• [GOAL OF THE EXERCISE]:
Leave out the pictures and set down exactly the lines from the start of the listing through the one with "const data = categories.map((c, i)", both included.

• [DATASET EXCERPTS]:
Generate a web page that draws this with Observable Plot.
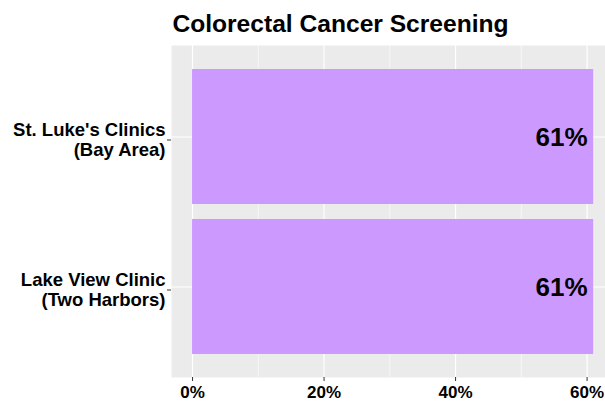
<!DOCTYPE html>
<html>
<head>
<meta charset="utf-8">
<script src="https://cdn.jsdelivr.net/npm/d3@7"></script>
<script src="https://cdn.jsdelivr.net/npm/@observablehq/plot@0.6"></script>
<style>
  body { margin: 0; background: white; }
</style>
</head>
<body>
<div id="chart"></div>
<script>
const title = "Colorectal Cancer Screening";
const categories = ["St. Luke's Clinics\n(Bay Area)", "Lake View Clinic\n(Two Harbors)"];
const values = [61, 61];
const valueLabels = ["61%", "61%"];
const xTicks = [0, 20, 40, 60];
const xMinorTicks = [10, 30, 50];

const data = categories.map((c, i) => ({category: c, value: values[i], label: valueLabels[i]}));

const chart = Plot.plot({
  width: 605,
  height: 401,
  marginTop: 45,
  marginBottom: 24,
  marginLeft: 171,
  marginRight: 0,
  style: {fontFamily: "'Liberation Sans', Arial, sans-serif", color: "black", background: "white"},
  x: {domain: [-3.2, 62.8]},
  y: {domain: categories, paddingInner: 0.1, paddingOuter: 0.15},
  marks: [
    Plot.frame({fill: "#EBEBEB", stroke: null}),
    Plot.gridX(xMinorTicks, {stroke: "white", strokeOpacity: 1, strokeWidth: 0.6}),
    Plot.gridX(xTicks, {stroke: "white", strokeOpacity: 1, strokeWidth: 1.2}),
    Plot.gridY({stroke: "white", strokeOpacity: 1, strokeWidth: 1.2}),
    Plot.barX(data, {x: "value", y: "category", fill: "#CC99FF"}),
    Plot.text(data, {x: "value", y: "category", text: "label", textAnchor: "end", dx: -6, dy: 1, fontSize: 26, fontWeight: "bold", fill: "black"}),
    Plot.axisX(xTicks, {tickFormat: d => d + "%", tickSize: 4, tickPadding: 4, fontSize: 17, fontWeight: "bold", stroke: "#333", fill: "black", label: null}),
    Plot.axisY({tickSize: 4, tickPadding: 2, fontSize: 18.5, fontWeight: "bold", stroke: "#333", fill: "black", label: null, lineHeight: 1.08, dy: 3}),
    Plot.text([title], {text: d => d, frameAnchor: "top-left", lineAnchor: "middle", textAnchor: "middle", dx: 169, dy: -21, fontSize: 24.6, fontWeight: "bold", fill: "black"})
  ]
});
document.getElementById("chart").appendChild(chart);
</script>
</body>
</html>
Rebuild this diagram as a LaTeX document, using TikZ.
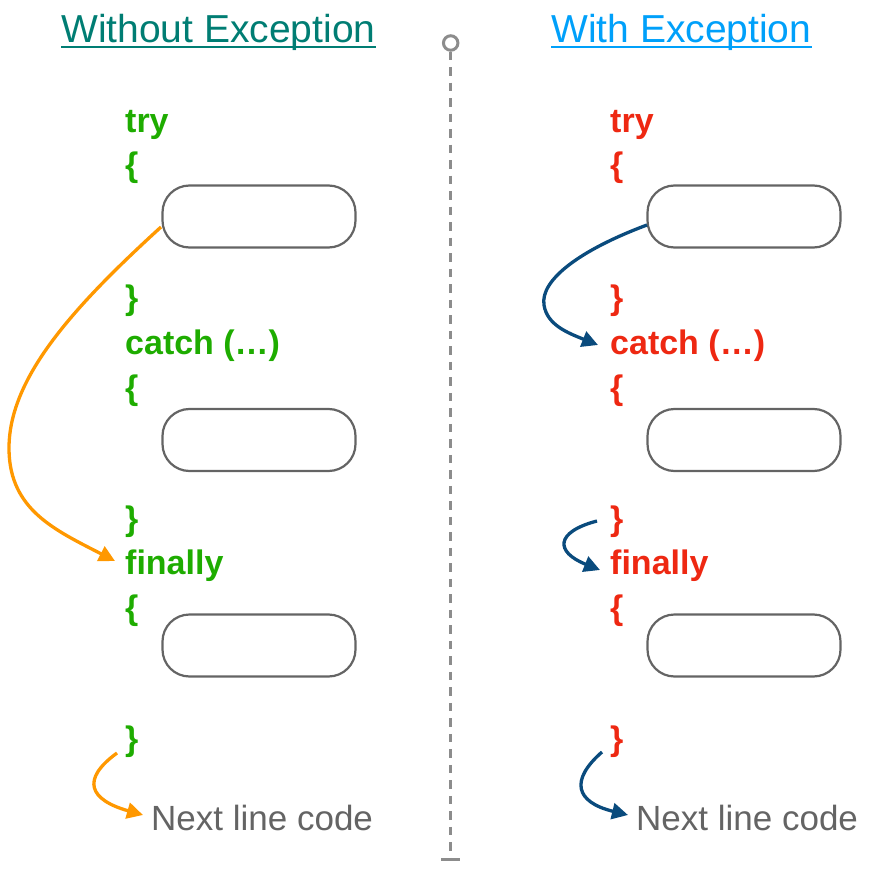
\documentclass[tikz,border=0pt]{standalone}
\usepackage{fontspec}
\setmainfont{Liberation Sans}
\usetikzlibrary{arrows.meta}
\definecolor{teal1}{RGB}{0,125,115}
\definecolor{skyb}{RGB}{0,160,250}
\definecolor{grn}{RGB}{30,172,0}
\definecolor{rd}{RGB}{238,40,18}
\definecolor{org}{RGB}{255,152,0}
\definecolor{navy}{RGB}{10,75,125}
\definecolor{dgray}{RGB}{100,100,100}
\definecolor{lgray}{RGB}{140,140,140}
\begin{document}
\begin{tikzpicture}[x=1pt,y=-1pt,
  title/.style={inner sep=0pt,anchor=base west,font=\fontsize{39}{44}\selectfont},
  codeL/.style={inner sep=0pt,anchor=base west,text=grn,font=\bfseries\fontsize{34}{40}\selectfont},
  codeR/.style={inner sep=0pt,anchor=base west,text=rd,font=\bfseries\fontsize{34}{40}\selectfont},
  nextln/.style={inner sep=0pt,anchor=base west,text=dgray,font=\fontsize{35}{40}\selectfont},
  blk/.style={draw=dgray,line width=2.2pt,rounded corners=27pt,minimum width=193pt,minimum height=62pt,inner sep=0pt},
  flowO/.style={draw=org,line width=3.3pt,-{Triangle[length=16pt,width=16pt]}},
  flowB/.style={draw=navy,line width=3.3pt,-{Triangle[length=16pt,width=16pt]}},
]
\useasboundingbox (0,0) rectangle (870,869);
% titles
\node[title,text=teal1] (tl) at (61,43) {Without Exception};
\draw[teal1,line width=2pt] ([yshift=-4pt]tl.base west) -- ([yshift=-4pt]tl.base east);
\node[title,text=skyb] (tr) at (551,43) {With Exception};
\draw[skyb,line width=2pt] ([yshift=-4pt]tr.base west) -- ([yshift=-4pt]tr.base east);
% divider
\node[draw=lgray,line width=3pt,circle,minimum size=14.5pt,inner sep=0pt] (dtop) at (450.7,43) {};
\coordinate (dbot) at (450.7,859.5);
\draw[lgray,line width=3.5pt,dash pattern=on 8.5pt off 7pt] (dtop.south) -- (dbot);
\draw[lgray,line width=3.5pt] ([xshift=-9.5pt]dbot) -- ([xshift=9.5pt]dbot);
% left column
\node[codeL] (tryL) at (125,133) {try};
\node[codeL] (ob1L) at (125,177) {\{};
\node[blk] (b1L) at (259,216.5) {};
\node[codeL] (cb1L) at (125,309) {\}};
\node[codeL] (catL) at (125,354) {catch (…)};
\node[codeL] (ob2L) at (125,399) {\{};
\node[blk] (b2L) at (259,440) {};
\node[codeL] (cb2L) at (125,530) {\}};
\node[codeL] (finL) at (125,574) {finally};
\node[codeL] (ob3L) at (125,619) {\{};
\node[blk] (b3L) at (259,645.5) {};
\node[codeL] (cb3L) at (125,750) {\}};
\node[nextln] (nxL) at (151,830) {Next line code};
% right column
\node[codeR] (tryR) at (610,133) {try};
\node[codeR] (ob1R) at (610,177) {\{};
\node[blk] (b1R) at (744,216.5) {};
\node[codeR] (cb1R) at (610,309) {\}};
\node[codeR] (catR) at (610,354) {catch (…)};
\node[codeR] (ob2R) at (610,399) {\{};
\node[blk] (b2R) at (744,440) {};
\node[codeR] (cb2R) at (610,530) {\}};
\node[codeR] (finR) at (610,574) {finally};
\node[codeR] (ob3R) at (610,619) {\{};
\node[blk] (b3R) at (744,645.5) {};
\node[codeR] (cb3R) at (610,750) {\}};
\node[nextln] (nxR) at (636,830) {Next line code};
% arrow endpoints
\coordinate (oS) at (161,227);
\coordinate (oM) at (9,450);
\coordinate (oE) at (115,561);
\coordinate (o2S) at (117,753);
\coordinate (o2E) at (143,815);
\coordinate (bS) at (647,225);
\coordinate (bM) at (544,305);
\coordinate (bE) at (598,345);
\coordinate (b2S) at (597,521);
\coordinate (b2E) at (600,570);
\coordinate (b3S) at (602,752);
\coordinate (b3E) at (628,815);
% arrows left
\draw[flowO] (oS) .. controls (70,310) and (8,380) .. (oM) .. controls (10,510) and (55,530) .. (oE);
\draw[flowO] (o2S) .. controls (80,780) and (90,800) .. (o2E);
% arrows right
\draw[flowB] (bS) .. controls (580,250) and (540,280) .. (bM) .. controls (547,325) and (568,333) .. (bE);
\draw[flowB] (b2S) .. controls (555,532) and (555,552) .. (b2E);
\draw[flowB] (b3S) .. controls (570,780) and (575,802) .. (b3E);
\end{tikzpicture}
\end{document}
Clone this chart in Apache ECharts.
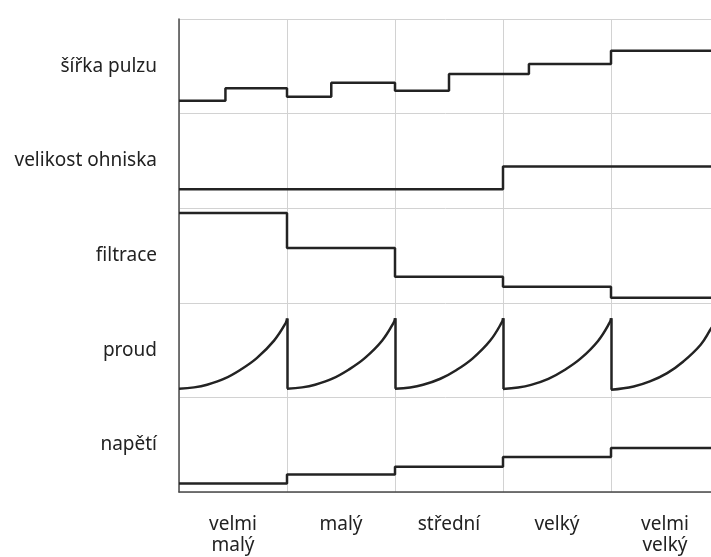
<!DOCTYPE html>
<html>
<head>
<meta charset="utf-8">
<script src="https://cdn.jsdelivr.net/npm/echarts@6/dist/echarts.min.js"></script>
<style>
  html, body { margin: 0; padding: 0; background: #fff; }
  #chart { width: 711px; height: 557px; }
</style>
</head>
<body>
<div id="chart"></div>
<script>
// x: five exposure categories, y: five parameter rows (bottom to top)
var columns = ['velmi\nmalý', 'malý', 'střední', 'velký', 'velmi\nvelký'];
var rows = ['napětí', 'proud', 'filtrace', 'velikost ohniska', 'šířka pulzu'];

// step curves: [x where the level starts, level inside its row 0..1]
var napeti = [[0, 0.09], [1, 0.185], [2, 0.267], [3, 0.37], [4, 0.465], [5, 0.465]];
var filtrace = [[0, 0.95], [1, 0.58], [2, 0.276], [3, 0.17], [4, 0.054], [5, 0.054]];
var ohnisko = [[0, 0.2], [3, 0.44], [5, 0.44]];
var sirkaPulzu = [[0, 0.136], [0.43, 0.267], [1, 0.179], [1.41, 0.327], [2, 0.242],
  [2.5, 0.419], [3.24, 0.524], [4, 0.665], [5, 0.665]];

// current (proud): one rising arc per column
var proud = [
  [[0, 0.092], [0.14, 0.106], [0.26, 0.134], [0.42, 0.198], [0.57, 0.293], [0.72, 0.415], [0.88, 0.6], [0.99, 0.79], [1, 0.835]],
  [[1, 0.092], [1.14, 0.106], [1.26, 0.134], [1.42, 0.198], [1.57, 0.293], [1.72, 0.415], [1.88, 0.599], [1.99, 0.796], [2, 0.838]],
  [[2, 0.092], [2.14, 0.105], [2.26, 0.133], [2.42, 0.197], [2.57, 0.29], [2.72, 0.413], [2.88, 0.598], [2.99, 0.795], [3, 0.838]],
  [[3, 0.09], [3.14, 0.104], [3.26, 0.132], [3.42, 0.196], [3.57, 0.29], [3.72, 0.412], [3.88, 0.597], [3.99, 0.795], [4, 0.838]],
  [[4, 0.08], [4.21, 0.116], [4.36, 0.169], [4.52, 0.257], [4.67, 0.38], [4.83, 0.557], [4.93, 0.733], [5, 0.84]]
];

var ink = '#232323';

function shift(data, row) {
  return data.map(function (p) { return [p[0], p[1] + row]; });
}

function lineSeries(data, extra) {
  var s = {
    type: 'line',
    xAxisIndex: 0,
    yAxisIndex: 0,
    data: data,
    symbol: 'none',
    silent: true,
    lineStyle: { color: ink, width: 2.5 }
  };
  return Object.assign(s, extra || {});
}

var series = [];
series.push(lineSeries(shift(napeti, 0), { step: 'end' }));
series.push(lineSeries(shift(filtrace, 2), { step: 'end' }));
series.push(lineSeries(shift(ohnisko, 3), { step: 'end' }));
series.push(lineSeries(shift(sirkaPulzu, 4), { step: 'end' }));

// vertical drops of the current between arcs
var drops = [];
for (var i = 0; i < proud.length; i++) {
  series.push(lineSeries(shift(proud[i], 1), { smooth: 0.4 }));
  if (i < proud.length - 1) {
    var peak = proud[i][proud[i].length - 1];
    var low = proud[i + 1][0];
    drops.push({ coords: shift([[peak[0], peak[1]], [peak[0], low[1]]], 1) });
  }
}
series.push({
  type: 'lines',
  coordinateSystem: 'cartesian2d',
  xAxisIndex: 0,
  yAxisIndex: 0,
  silent: true,
  data: drops,
  lineStyle: { color: ink, width: 2.5, opacity: 1 }
});

var gridColor = '#d2d2d2';
var axisColor = '#4a4a4a';
var font = { fontFamily: 'Noto Sans', fontSize: 19, color: '#222' };

var option = {
  backgroundColor: '#fff',
  animation: false,
  grid: { left: 179, width: 540, top: 19, height: 473, outerBoundsMode: 'none', containLabel: false },
  xAxis: [
    {
      type: 'value', min: 0, max: 5, interval: 1,
      axisLine: { show: true, lineStyle: { color: axisColor, width: 1.5 } },
      axisTick: { show: false },
      axisLabel: { show: false },
      splitLine: { show: true, lineStyle: { color: gridColor, width: 1 } }
    },
    {
      type: 'category', position: 'bottom', data: columns,
      axisLine: { show: false },
      axisTick: { show: false },
      splitLine: { show: false },
      axisLabel: Object.assign({ margin: 22, lineHeight: 21, interval: 0 }, font)
    }
  ],
  yAxis: [
    {
      type: 'value', min: 0, max: 5, interval: 1,
      axisLine: { show: true, lineStyle: { color: axisColor, width: 1.5 } },
      axisTick: { show: false },
      axisLabel: { show: false },
      splitLine: { show: true, lineStyle: { color: gridColor, width: 1 } }
    },
    {
      type: 'category', position: 'left', data: rows,
      axisLine: { show: false },
      axisTick: { show: false },
      splitLine: { show: false },
      axisLabel: Object.assign({ margin: 22, interval: 0 }, font)
    }
  ],
  series: series
};

var chart = echarts.init(document.getElementById('chart'));
chart.setOption(option);
</script>
</body>
</html>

• [ANSWER TO THIS EXERCISE]:
Generate a web page that draws this with Observable Plot.
<!DOCTYPE html>
<html>
<head>
<meta charset="utf-8">
<script src="https://cdn.jsdelivr.net/npm/d3@7"></script>
<script src="https://cdn.jsdelivr.net/npm/@observablehq/plot@0.6"></script>
<style>
  body { margin: 0; background: white; }
</style>
</head>
<body>
<div id="chart"></div>
<script>
const title = "Colorectal Cancer Screening";
const categories = ["St. Luke's Clinics\n(Bay Area)", "Lake View Clinic\n(Two Harbors)"];
const values = [61, 61];
const valueLabels = ["61%", "61%"];
const xTicks = [0, 20, 40, 60];
const xMinorTicks = [10, 30, 50];

const data = categories.map((c, i) => ({category: c, value: values[i], label: valueLabels[i]}));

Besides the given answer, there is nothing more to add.